Neal Katyal, former acting solicitor general in the Barack Obama administration, will argue against the legality of tariffs imposed under the International Emergency Economic Powers Act before the U.S. Court of Appeals for the Federal Circuit on July 31. The Liberty Justice Center, the conservative advocacy group that initially brought the case on behalf of various importers, tapped Katyal to argue the case at the Federal Circuit (V.O.S. Selections v. Donald J. Trump, Fed. Cir. # 25-1812).
The Court of International Trade on July 3 sustained CBP's finding that importers Newtrend USA, Starille and Nutrawave evaded the antidumping duty and countervailing duty orders on glycine from China via Indonesia-based exporter PT Newtrend Nutrition Ingredient. Judge Stephen Vaden said CBP adequately supported its finding that PT Newtrend's Indonesian factory couldn't produce all the glycine it shipped to the U.S. and that at least some of the exported glycine was sourced in China.
The Court of International Trade on July 3 denied the International Trade Commission's request to redact five pieces of information from the court's public version of its decision remanding the commission's affirmative injury determination on phosphate fertilizer from Morocco and Russia.

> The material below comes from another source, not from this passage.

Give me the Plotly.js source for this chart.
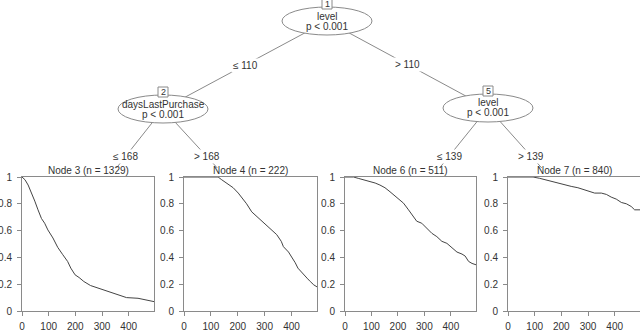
<!DOCTYPE html>
<html>
<head>
<meta charset="utf-8">
<script src="https://cdn.plot.ly/plotly-3.0.1.min.js"></script>
<style>
html, body { margin: 0; padding: 0; background: #fff; }
#tree { width: 640px; height: 331px; }
</style>
</head>
<body>
<div id="tree"></div>
<script>
// inner nodes of the tree
var innerIds = [1, 2, 5];
var innerVars = ['level', 'daysLastPurchase', 'level'];
var innerP = ['p < 0.001', 'p < 0.001', 'p < 0.001'];
var splitLabels = ['\u2264 110', '> 110', '\u2264 168', '> 168', '\u2264 139', '> 139'];

// terminal nodes
var termIds = [3, 4, 6, 7];
var termN = [1329, 222, 511, 840];

// survival curves
var time3 = [0, 11, 23, 36, 48, 60, 73, 85, 97, 116, 134, 153, 171, 183, 199, 214, 232, 257, 288, 325, 362, 392, 435, 466, 485, 495];
var surv3 = [1, 0.98, 0.94, 0.88, 0.82, 0.755, 0.69, 0.655, 0.605, 0.545, 0.475, 0.42, 0.37, 0.32, 0.27, 0.25, 0.22, 0.19, 0.17, 0.145, 0.125, 0.10, 0.095, 0.08, 0.07, 0.07];

var time4 = [0, 127, 140, 158, 183, 202, 217, 233, 252, 271, 296, 320, 345, 362, 370, 389, 402, 414, 424, 439, 458, 470, 483, 495];
var surv4 = [1, 1, 0.98, 0.955, 0.92, 0.88, 0.84, 0.80, 0.74, 0.705, 0.66, 0.62, 0.57, 0.52, 0.48, 0.44, 0.40, 0.36, 0.32, 0.29, 0.245, 0.22, 0.195, 0.18];

var time6 = [0, 32, 50, 69, 95, 114, 132, 151, 170, 189, 202, 221, 240, 259, 271, 290, 309, 328, 347, 366, 385, 404, 423, 442, 454, 467, 480, 495];
var surv6 = [1, 1, 0.99, 0.98, 0.97, 0.955, 0.94, 0.92, 0.89, 0.86, 0.84, 0.805, 0.755, 0.705, 0.67, 0.655, 0.62, 0.58, 0.555, 0.52, 0.505, 0.47, 0.44, 0.425, 0.41, 0.37, 0.355, 0.345];

var time7 = [0, 94, 119, 137, 162, 187, 212, 237, 262, 287, 306, 325, 350, 369, 387, 406, 425, 444, 462, 475, 495];
var surv7 = [1, 1, 0.99, 0.98, 0.97, 0.955, 0.94, 0.93, 0.92, 0.905, 0.89, 0.88, 0.88, 0.87, 0.85, 0.835, 0.81, 0.80, 0.78, 0.755, 0.755];

var xTicks = [0, 100, 200, 300, 400];
var yTicks = [0, 0.2, 0.4, 0.6, 0.8, 1];

var W = 640, H = 331;
function px(x) { return x / W; }
function py(y) { return 1 - y / H; }

var font = 'Liberation Sans, Arial, Helvetica, sans-serif';
var grey = '#8a8a8a';
var ink = '#333';

// panel placement (pixels)
var panelLeft = [22, 184, 345, 508];
var panelRight = [154, 317, 476, 640];
var panelTop = 177, panelBottom = 311;
var panelCx = panelLeft.map(function (l, i) { return (l + panelRight[i]) / 2; });

var times = [time3, time4, time6, time7];
var survs = [surv3, surv4, surv6, surv7];

var data = [];
var layout = {
    width: W,
    height: H,
    margin: { l: 0, r: 0, t: 0, b: 0 },
    paper_bgcolor: '#fff',
    plot_bgcolor: '#fff',
    showlegend: false,
    font: { family: font, size: 10, color: ink },
    shapes: [],
    annotations: []
};

// text placed by pixel centre
function label(x, y, text, size, bg) {
    var a = {
        x: px(x), y: py(y), xref: 'paper', yref: 'paper',
        xanchor: 'center', yanchor: 'middle',
        text: text, showarrow: false,
        font: { size: size, color: ink }
    };
    if (bg) { a.bgcolor = '#fff'; a.borderpad = 1; }
    layout.annotations.push(a);
}

for (var i = 0; i < 4; i++) {
    var sfx = i === 0 ? '' : String(i + 1);
    data.push({
        x: times[i],
        y: survs[i],
        xaxis: 'x' + sfx,
        yaxis: 'y' + sfx,
        type: 'scatter',
        mode: 'lines',
        line: { color: '#444', width: 1 },
        hoverinfo: 'skip'
    });
    layout['xaxis' + sfx] = {
        domain: [px(panelLeft[i]), px(panelRight[i])],
        anchor: 'y' + sfx,
        range: [0, 495],
        tickvals: xTicks,
        ticks: 'outside', ticklen: 4, tickcolor: grey,
        ticklabelstandoff: 2,
        showline: true, mirror: true, linecolor: grey, linewidth: 1,
        showgrid: false, zeroline: false,
        tickfont: { size: 10, color: ink, family: font }
    };
    layout['yaxis' + sfx] = {
        domain: [py(panelBottom), py(panelTop)],
        anchor: 'x' + sfx,
        range: [0, 1],
        tickvals: yTicks,
        ticks: 'outside', ticklen: 4, tickcolor: grey,
        ticklabelstandoff: 3,
        showline: true, mirror: true, linecolor: grey, linewidth: 1,
        showgrid: false, zeroline: false,
        tickfont: { size: 10, color: ink, family: font }
    };
    label(panelCx[i], 170, 'Node ' + termIds[i] + ' (n = ' + termN[i] + ')', 10, false);
}

// inner node positions (pixels)
var innerX = [327, 163, 488];
var innerY = [21, 109, 108];
var rx = 45, ry = 14;
var kidTopY = 204;   // where edges to terminal panels aim
var cutY = 168;      // edges hidden below this

// edges: [from (x,y), to (x,y)]
var edges = [
    [innerX[0], innerY[0], innerX[1], innerY[1]],
    [innerX[0], innerY[0], innerX[2], innerY[2]],
    [innerX[1], innerY[1], panelCx[0], kidTopY],
    [innerX[1], innerY[1], panelCx[1], kidTopY],
    [innerX[2], innerY[2], panelCx[2], kidTopY],
    [innerX[2], innerY[2], panelCx[3], kidTopY]
];

edges.forEach(function (e, k) {
    var x1 = e[2], y1 = e[3];
    if (y1 > cutY) {
        var f = (cutY - e[1]) / (e[3] - e[1]);
        x1 = e[0] + (e[2] - e[0]) * f;
        y1 = cutY;
    }
    layout.shapes.push({
        type: 'line', xref: 'paper', yref: 'paper',
        x0: px(e[0]), y0: py(e[1]), x1: px(x1), y1: py(y1),
        line: { color: grey, width: 1 }
    });
    label((e[0] + e[2]) / 2, (e[1] + e[3]) / 2, splitLabels[k], 10, true);
});

for (var j = 0; j < innerIds.length; j++) {
    var cx = innerX[j], cy = innerY[j];
    layout.shapes.push({
        type: 'circle', xref: 'paper', yref: 'paper',
        x0: px(cx - rx), x1: px(cx + rx), y0: py(cy + ry), y1: py(cy - ry),
        fillcolor: '#fff', line: { color: grey, width: 1 }
    });
    var by = cy - ry - 3;
    layout.shapes.push({
        type: 'rect', xref: 'paper', yref: 'paper',
        x0: px(cx - 5), x1: px(cx + 5), y0: py(by + 5), y1: py(by - 5),
        fillcolor: '#fff', line: { color: grey, width: 1 }
    });
    label(cx, by, String(innerIds[j]), 9, false);
    label(cx, cy - 5, innerVars[j], 10, false);
    label(cx, cy + 5, innerP[j], 10, false);
}

Plotly.newPlot('tree', data, layout, { displayModeBar: false, staticPlot: true });
</script>
</body>
</html>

Concurrently, Judge Stephen Vaden released the public decision, which said the record "raises serious questions about whether domestic producers were able and willing to supply consumers during the period of review."
The U.S. Court of Appeals for the Federal Circuit on July 3 issued its mandate in a countervailing duty case concerning the Commerce Department's decision to countervail respondent Hyundai Steel's collection of berthing fees from third parties on a port it built for the South Korean government. The court upheld the Court of International Trade's decision sustaining Commerce's decision without an opinion (see 2505120018). At issue was Hyundai's contract with the South Korean government to build the Incheon North Harbor port, ownership of which reverted back to the government after construction was complete but with Hyundai receiving the right to collect fees from third-party users of the port as payment. At oral argument, the CAFC judges pressed Hyundai on whether the issue was settled in the court's 1999 ruling in AK Steel v. U.S., which upheld the decision to countervail exporter POSCO's exemptions from dockyard fees and collection of third-party fees at the Kwangyang Bay Industrial Estate port facility, which it built then transferred ownership of to the Korean government (see 2404080057) (Hyundai Steel Co. v. United States, Fed. Cir. # 24-1100).
The Court of International Trade on July 2 said in a text-only order it will hold oral argument on importer Detroit Axle's challenge of President Donald Trump's decision to eliminate the de minimis threshold for Chinese products via the International Emergency Economic Powers Act. While CIT Judges Gary Katzmann, Timothy Reif and Jane Restani stayed consideration of the importer's claims against the tariffs on China issued under IEEPA, the judges set a July 10 oral argument date for consideration of the company's motion for a preliminary injunction against the end of the de minimis threshold (Axle of Dearborn, d/b/a Detroit Axle v. Dep't of Commerce, CIT # 25-00091).
The Court of International Trade on July 3 let importer Bridgestone Americas Tire Operations add three documents to the record in a case on the Commerce Department's antidumping duty investigation on truck and bus tires from Thailand. Judge Gary Katzmann said the documents are needed to review whether Commerce improperly declined to add the documents to the record in the AD investigation.
The U.S. Court of Appeals for the 9th Circuit's recent ruling in a trade-related False Claims Act case likely will create more customs fraud enforcement led by private parties and should lead importers to be extra wary that they are complying with U.S. trade laws, various laws firms said. The case is Island Industries v. Sigma Corp. (9th Cir. # 22-55063).
The U.S. sought reconsideration of the Court of International Trade’s May 2 ruling that importer BASF Corp.’s fish oil ethyl ester concentrates are “extracts of fish” under Harmonized Tariff Schedule heading 1603, not “food preparations” under heading 2106. It said the court “overlooked” Explanatory Note 16.03 for heading 1603 to create an impracticably broad definition of "fish extracts" (BASF Corp. v. United States, CIT Consol. # 13-00318) (see 2506040076).
After the Commerce Department chose on remand to again directly value antidumping duty review mandatory respondent Neimenggu Fufeng Biotechnologies’ energy costs in an AD administrative review, the exporter said June 20 in response that the department just “recycled” its initial results (Neimenggu Fufeng Biotechnologies Co. v. United States, CIT # 23-00068).
Importer BASF Corp. pushed back July 2 against a U.S. attempt to seek reconsideration of Court of International Trade Judge Gary Katzmann’s decision that BASF’s fish oil should be classified as fish extracts, not as food preparations (see 2506040076 and 2505020018) (BASF Corp. v. United States, CIT Consol. # 13-00318).